Santosh generally uses a square and a trident to emphasize his tantric or Shaivite symbol. He himself says that he uses it quite deliberately as a Shaivite symbol and owes it to the Trika philosophy of Kashmir which he has mastered. Actually, he, it appears, considers a square as a window or a screen to cover sometimes the necessity of showing yoni and lingam. Only it is given in suggestion. He uses trident because of his predilection for Shaiva philosophy of Kashmir. He uses black colour to symbolise the darkness and yellow is the colour of light or knowledge. Whatever Santosh paints, he does not think and form images. It comes to him naturally as he breathes unconsciously.
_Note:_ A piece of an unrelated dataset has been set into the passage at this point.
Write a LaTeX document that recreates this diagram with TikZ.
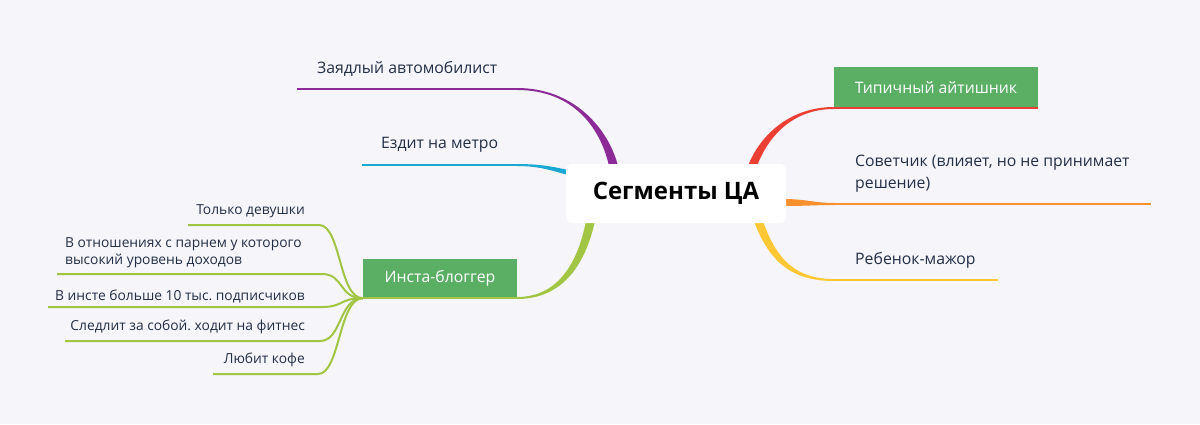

His paintings convey different things to different people. Someone may recognise the sensuous beauty in the paintings; the breasts, the buttocks and lingam-the immense symbols of sex. One may be led to think as if he wants to discover like D.H. Lawrence, the British novelist, "a free flow of the passionate life; it seems to have become for him almost "a mystical ideal, for there was fulfillment and there was power". Some may be affected by the intellectual power and moral force of his genius. But all will feel the haunting mystery of his lines and plain colours. All in all, there is "the hunger of the human soul for those impalpable mysteries that touch the horizon of human thoughts".